Additionally, we have noted a feature request for maintaining full path info in some format such that analyses like these can be performed within the GUI.
Please let me know if you have any issues.
Best,
Kye
# e.g,. python split_exposures_by_grid_square.py P3 W4 J42 accepted_exposures
import sys
from pathlib import Path
from cryosparc.tools import CryoSPARC
# Parse arguments
assert len(sys.argv) == 5, f"Usage: python {sys.argv[0]} <PROJECT-ID> <WORKSPACE-ID> <MOVIES-JOB-ID> <MOVIES-OUTPUT-NAME>"
project_uid, workspace_uid, job_uid, input_name = sys.argv[1:]
# Connect to CryoSPARC
cs = CryoSPARC( # SUBSTITUTE CRYOSPARC INSTANCE DETAILS HERE
license="<LICENSE ID>",
email="<EMAIL>",
password="<PASSWORD>",
host="<HOST NAME>",
base_port=<PORT NUMBER>,
)
assert cs.test_connection()
# Load entities
project = cs.find_project(project_uid)
workspace = project.find_workspace(workspace_uid)
job = project.find_job(job_uid)
movies = job.load_output(input_name, slots=["movie_blob"])
# Split up movies dataset by resolving symlinks
print(f"Splitting {len(movies)} exposures by grid square folder...")
project_dir = Path(project.dir())
grid_square_idxs: dict[str, list[int]] = {}
for i, link_path in enumerate(movies["movie_blob/path"]):
link_path_abs = project_dir / str(link_path)
movie_path_abs = link_path_abs.resolve()
if movie_path_abs.parent.name != "Data":
print(f"WARNING: Movie is not in a GridSquare/Data folder: {movie_path_abs}", file=sys.stderr)
continue
# Resolve original movie path and add to a grid square index group
grid_square_dir_path = movie_path_abs.parent.parent
if grid_square_dir_path.name not in grid_square_idxs:
print(f"Found grid square folder {grid_square_dir_path.name}")
grid_square_idxs[grid_square_dir_path.name] = []
grid_square_idxs[grid_square_dir_path.name].append(i)
assert grid_square_idxs, f"ERROR: Selected exposures output has no movies or no matching movies with the correct absolute path format"

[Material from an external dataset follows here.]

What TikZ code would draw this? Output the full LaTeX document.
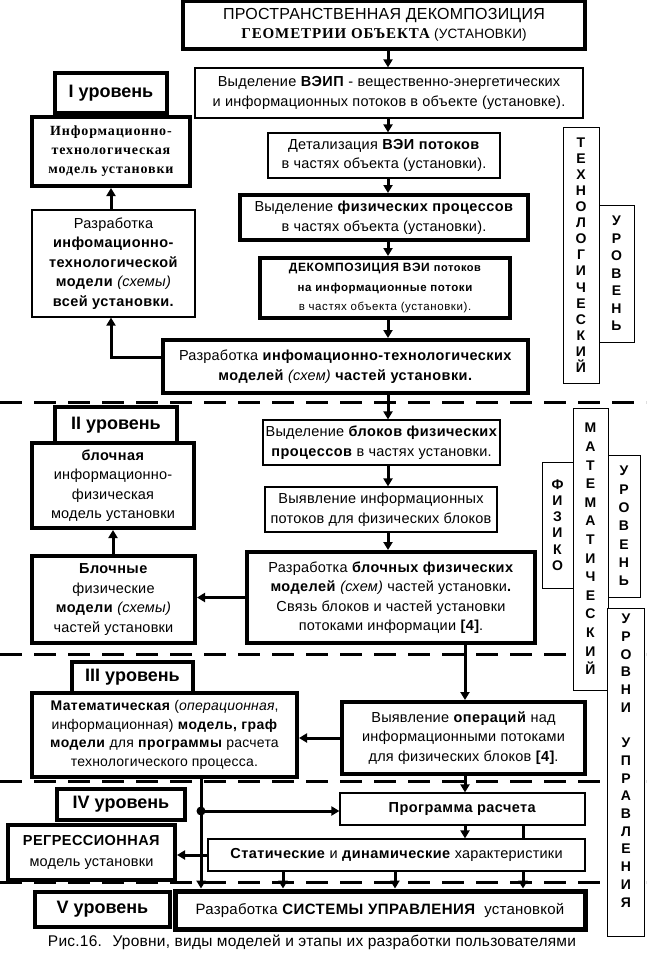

# Create external job and add a group for each grid square
print(f"Saving {len(grid_square_idxs)} outputs job...")
for grid_square, idxs in grid_square_idxs.items():
saved_job_uid = workspace.save_external_result(
movies.take(idxs),
type="exposure",
name=grid_square,
slots=["movie_blob"],
passthrough=(job_uid, input_name),
title=f"Exposures for {grid_square}",
)
print(f"Saved {grid_square} to {saved_job_uid}")